_What is expected:_
Starting at the line that contains "Output the web", reproduce each line exactly up to and including the line that contains "var namesB = ['Sargassum-40', 'Sargassum-50', 'Sargassum-60'];". Reproduce nothing else.

_The data:_
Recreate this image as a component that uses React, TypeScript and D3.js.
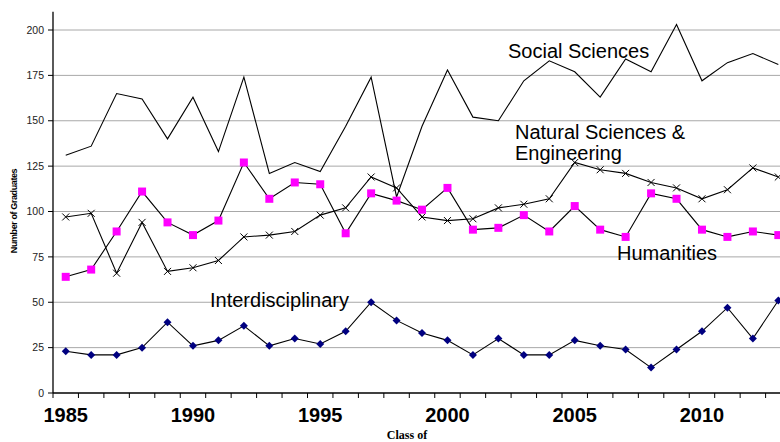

==

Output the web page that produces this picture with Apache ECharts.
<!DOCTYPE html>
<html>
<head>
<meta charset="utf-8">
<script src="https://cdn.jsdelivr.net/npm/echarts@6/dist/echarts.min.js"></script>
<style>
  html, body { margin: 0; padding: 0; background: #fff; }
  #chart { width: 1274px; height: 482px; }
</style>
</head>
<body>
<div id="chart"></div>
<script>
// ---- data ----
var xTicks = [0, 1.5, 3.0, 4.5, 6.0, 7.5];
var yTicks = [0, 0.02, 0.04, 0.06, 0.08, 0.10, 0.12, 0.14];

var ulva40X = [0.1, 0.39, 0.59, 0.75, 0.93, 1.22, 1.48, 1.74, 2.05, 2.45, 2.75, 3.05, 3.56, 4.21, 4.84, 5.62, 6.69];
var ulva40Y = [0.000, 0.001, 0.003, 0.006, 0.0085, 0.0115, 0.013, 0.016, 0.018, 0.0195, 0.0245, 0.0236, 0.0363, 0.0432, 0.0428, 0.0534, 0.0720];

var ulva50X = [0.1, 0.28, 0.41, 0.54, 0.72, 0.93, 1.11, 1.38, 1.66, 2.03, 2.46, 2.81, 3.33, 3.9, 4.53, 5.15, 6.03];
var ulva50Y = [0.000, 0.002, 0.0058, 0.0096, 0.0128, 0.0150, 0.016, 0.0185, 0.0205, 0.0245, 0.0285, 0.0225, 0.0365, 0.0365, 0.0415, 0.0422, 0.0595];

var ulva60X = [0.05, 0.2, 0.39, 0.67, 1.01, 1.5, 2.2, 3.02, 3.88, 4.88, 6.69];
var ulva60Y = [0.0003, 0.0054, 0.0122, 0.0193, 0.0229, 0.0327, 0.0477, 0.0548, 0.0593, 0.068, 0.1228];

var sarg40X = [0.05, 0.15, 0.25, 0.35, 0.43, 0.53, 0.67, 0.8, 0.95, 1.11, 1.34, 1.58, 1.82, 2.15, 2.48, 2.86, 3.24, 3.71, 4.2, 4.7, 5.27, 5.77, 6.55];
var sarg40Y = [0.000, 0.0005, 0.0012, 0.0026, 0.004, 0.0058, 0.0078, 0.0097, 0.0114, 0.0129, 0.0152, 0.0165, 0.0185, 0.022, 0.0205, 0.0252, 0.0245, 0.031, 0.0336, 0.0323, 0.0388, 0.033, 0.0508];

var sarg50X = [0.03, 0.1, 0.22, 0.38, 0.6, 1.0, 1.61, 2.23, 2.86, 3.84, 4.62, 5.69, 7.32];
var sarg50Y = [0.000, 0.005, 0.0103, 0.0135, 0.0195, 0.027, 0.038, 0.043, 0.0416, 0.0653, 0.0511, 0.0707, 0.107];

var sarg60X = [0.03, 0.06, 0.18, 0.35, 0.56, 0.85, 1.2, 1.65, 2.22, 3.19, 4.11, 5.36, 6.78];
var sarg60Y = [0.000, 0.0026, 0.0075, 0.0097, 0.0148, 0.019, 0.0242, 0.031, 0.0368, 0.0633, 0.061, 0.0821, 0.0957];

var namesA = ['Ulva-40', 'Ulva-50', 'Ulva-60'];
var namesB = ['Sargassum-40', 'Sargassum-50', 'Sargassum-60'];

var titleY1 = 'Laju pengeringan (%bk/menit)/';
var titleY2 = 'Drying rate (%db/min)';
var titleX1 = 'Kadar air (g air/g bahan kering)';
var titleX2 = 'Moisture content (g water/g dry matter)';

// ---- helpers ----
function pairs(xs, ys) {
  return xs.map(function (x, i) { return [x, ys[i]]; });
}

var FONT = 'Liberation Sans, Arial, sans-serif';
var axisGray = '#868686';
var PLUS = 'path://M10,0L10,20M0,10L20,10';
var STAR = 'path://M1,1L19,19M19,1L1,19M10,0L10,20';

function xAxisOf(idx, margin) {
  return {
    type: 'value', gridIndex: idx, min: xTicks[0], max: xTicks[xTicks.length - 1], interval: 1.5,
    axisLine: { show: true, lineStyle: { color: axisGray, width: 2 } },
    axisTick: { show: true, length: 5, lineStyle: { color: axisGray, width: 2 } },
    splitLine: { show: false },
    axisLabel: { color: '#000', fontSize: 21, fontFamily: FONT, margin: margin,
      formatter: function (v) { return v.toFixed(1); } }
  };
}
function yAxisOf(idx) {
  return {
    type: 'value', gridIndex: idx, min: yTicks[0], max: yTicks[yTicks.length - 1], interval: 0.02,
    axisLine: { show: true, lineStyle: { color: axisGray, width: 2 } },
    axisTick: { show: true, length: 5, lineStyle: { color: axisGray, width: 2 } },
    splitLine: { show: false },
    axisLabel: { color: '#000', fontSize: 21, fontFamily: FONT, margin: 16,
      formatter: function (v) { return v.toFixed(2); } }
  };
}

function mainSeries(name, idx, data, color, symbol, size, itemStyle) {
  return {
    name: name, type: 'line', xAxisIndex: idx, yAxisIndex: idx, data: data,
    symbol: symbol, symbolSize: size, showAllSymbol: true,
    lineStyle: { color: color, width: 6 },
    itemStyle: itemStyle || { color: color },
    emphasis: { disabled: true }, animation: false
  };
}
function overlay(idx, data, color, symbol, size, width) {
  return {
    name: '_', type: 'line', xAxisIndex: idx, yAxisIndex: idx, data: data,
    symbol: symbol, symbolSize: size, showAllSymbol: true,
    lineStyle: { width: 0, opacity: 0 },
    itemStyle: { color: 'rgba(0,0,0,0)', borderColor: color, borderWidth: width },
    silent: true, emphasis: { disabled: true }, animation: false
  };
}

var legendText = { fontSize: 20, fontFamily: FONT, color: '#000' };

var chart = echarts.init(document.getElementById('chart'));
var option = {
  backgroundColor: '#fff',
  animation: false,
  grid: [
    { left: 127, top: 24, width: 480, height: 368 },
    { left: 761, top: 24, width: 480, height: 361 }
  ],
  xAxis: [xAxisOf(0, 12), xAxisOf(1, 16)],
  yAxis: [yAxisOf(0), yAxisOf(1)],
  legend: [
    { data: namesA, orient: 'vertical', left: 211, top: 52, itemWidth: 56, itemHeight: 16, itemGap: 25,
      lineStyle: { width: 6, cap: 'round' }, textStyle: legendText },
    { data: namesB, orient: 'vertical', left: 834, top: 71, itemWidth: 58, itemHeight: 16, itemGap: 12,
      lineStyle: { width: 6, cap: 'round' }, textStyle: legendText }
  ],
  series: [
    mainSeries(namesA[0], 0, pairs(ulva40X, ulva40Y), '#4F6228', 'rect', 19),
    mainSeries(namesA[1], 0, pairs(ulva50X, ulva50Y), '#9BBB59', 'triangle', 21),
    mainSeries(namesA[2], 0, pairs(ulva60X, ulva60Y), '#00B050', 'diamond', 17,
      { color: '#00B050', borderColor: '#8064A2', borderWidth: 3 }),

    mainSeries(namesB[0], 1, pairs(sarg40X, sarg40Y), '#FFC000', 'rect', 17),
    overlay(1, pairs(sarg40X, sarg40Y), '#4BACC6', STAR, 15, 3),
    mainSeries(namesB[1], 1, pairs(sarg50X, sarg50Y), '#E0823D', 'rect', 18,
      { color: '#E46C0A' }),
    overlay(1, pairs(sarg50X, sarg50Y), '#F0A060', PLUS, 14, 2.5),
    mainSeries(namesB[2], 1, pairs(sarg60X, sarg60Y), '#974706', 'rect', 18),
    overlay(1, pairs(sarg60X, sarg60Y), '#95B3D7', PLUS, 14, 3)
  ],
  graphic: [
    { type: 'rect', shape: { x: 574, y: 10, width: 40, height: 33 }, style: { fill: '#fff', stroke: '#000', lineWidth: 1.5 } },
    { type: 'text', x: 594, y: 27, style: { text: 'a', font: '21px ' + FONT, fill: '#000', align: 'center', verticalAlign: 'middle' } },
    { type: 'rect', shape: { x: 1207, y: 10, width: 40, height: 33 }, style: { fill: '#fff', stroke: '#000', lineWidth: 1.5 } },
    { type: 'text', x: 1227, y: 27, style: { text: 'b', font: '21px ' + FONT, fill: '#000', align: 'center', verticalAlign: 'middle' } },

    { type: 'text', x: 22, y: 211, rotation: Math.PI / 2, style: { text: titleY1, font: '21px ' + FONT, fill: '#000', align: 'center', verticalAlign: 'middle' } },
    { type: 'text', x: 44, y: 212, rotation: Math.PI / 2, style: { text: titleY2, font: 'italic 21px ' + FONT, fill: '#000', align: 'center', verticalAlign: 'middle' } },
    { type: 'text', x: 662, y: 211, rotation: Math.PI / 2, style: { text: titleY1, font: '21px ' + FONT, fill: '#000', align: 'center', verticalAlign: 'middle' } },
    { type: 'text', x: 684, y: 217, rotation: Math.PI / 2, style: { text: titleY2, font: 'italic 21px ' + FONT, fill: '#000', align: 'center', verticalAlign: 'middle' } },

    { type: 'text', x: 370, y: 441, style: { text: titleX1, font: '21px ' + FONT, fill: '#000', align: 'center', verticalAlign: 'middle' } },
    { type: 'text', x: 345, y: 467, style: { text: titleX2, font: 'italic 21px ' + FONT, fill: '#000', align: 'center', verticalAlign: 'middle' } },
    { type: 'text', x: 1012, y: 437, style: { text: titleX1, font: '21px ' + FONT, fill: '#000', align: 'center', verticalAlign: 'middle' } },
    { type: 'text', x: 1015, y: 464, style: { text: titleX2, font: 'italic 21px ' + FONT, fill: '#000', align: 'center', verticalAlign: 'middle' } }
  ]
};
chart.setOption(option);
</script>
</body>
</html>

_Full output:_
Output the web page that produces this picture with Apache ECharts.
<!DOCTYPE html>
<html>
<head>
<meta charset="utf-8">
<script src="https://cdn.jsdelivr.net/npm/echarts@6/dist/echarts.min.js"></script>
<style>
  html, body { margin: 0; padding: 0; background: #fff; }
  #chart { width: 1274px; height: 482px; }
</style>
</head>
<body>
<div id="chart"></div>
<script>
// ---- data ----
var xTicks = [0, 1.5, 3.0, 4.5, 6.0, 7.5];
var yTicks = [0, 0.02, 0.04, 0.06, 0.08, 0.10, 0.12, 0.14];

var ulva40X = [0.1, 0.39, 0.59, 0.75, 0.93, 1.22, 1.48, 1.74, 2.05, 2.45, 2.75, 3.05, 3.56, 4.21, 4.84, 5.62, 6.69];
var ulva40Y = [0.000, 0.001, 0.003, 0.006, 0.0085, 0.0115, 0.013, 0.016, 0.018, 0.0195, 0.0245, 0.0236, 0.0363, 0.0432, 0.0428, 0.0534, 0.0720];

var ulva50X = [0.1, 0.28, 0.41, 0.54, 0.72, 0.93, 1.11, 1.38, 1.66, 2.03, 2.46, 2.81, 3.33, 3.9, 4.53, 5.15, 6.03];
var ulva50Y = [0.000, 0.002, 0.0058, 0.0096, 0.0128, 0.0150, 0.016, 0.0185, 0.0205, 0.0245, 0.0285, 0.0225, 0.0365, 0.0365, 0.0415, 0.0422, 0.0595];

var ulva60X = [0.05, 0.2, 0.39, 0.67, 1.01, 1.5, 2.2, 3.02, 3.88, 4.88, 6.69];
var ulva60Y = [0.0003, 0.0054, 0.0122, 0.0193, 0.0229, 0.0327, 0.0477, 0.0548, 0.0593, 0.068, 0.1228];

var sarg40X = [0.05, 0.15, 0.25, 0.35, 0.43, 0.53, 0.67, 0.8, 0.95, 1.11, 1.34, 1.58, 1.82, 2.15, 2.48, 2.86, 3.24, 3.71, 4.2, 4.7, 5.27, 5.77, 6.55];
var sarg40Y = [0.000, 0.0005, 0.0012, 0.0026, 0.004, 0.0058, 0.0078, 0.0097, 0.0114, 0.0129, 0.0152, 0.0165, 0.0185, 0.022, 0.0205, 0.0252, 0.0245, 0.031, 0.0336, 0.0323, 0.0388, 0.033, 0.0508];

var sarg50X = [0.03, 0.1, 0.22, 0.38, 0.6, 1.0, 1.61, 2.23, 2.86, 3.84, 4.62, 5.69, 7.32];
var sarg50Y = [0.000, 0.005, 0.0103, 0.0135, 0.0195, 0.027, 0.038, 0.043, 0.0416, 0.0653, 0.0511, 0.0707, 0.107];

var sarg60X = [0.03, 0.06, 0.18, 0.35, 0.56, 0.85, 1.2, 1.65, 2.22, 3.19, 4.11, 5.36, 6.78];
var sarg60Y = [0.000, 0.0026, 0.0075, 0.0097, 0.0148, 0.019, 0.0242, 0.031, 0.0368, 0.0633, 0.061, 0.0821, 0.0957];

var namesA = ['Ulva-40', 'Ulva-50', 'Ulva-60'];
var namesB = ['Sargassum-40', 'Sargassum-50', 'Sargassum-60'];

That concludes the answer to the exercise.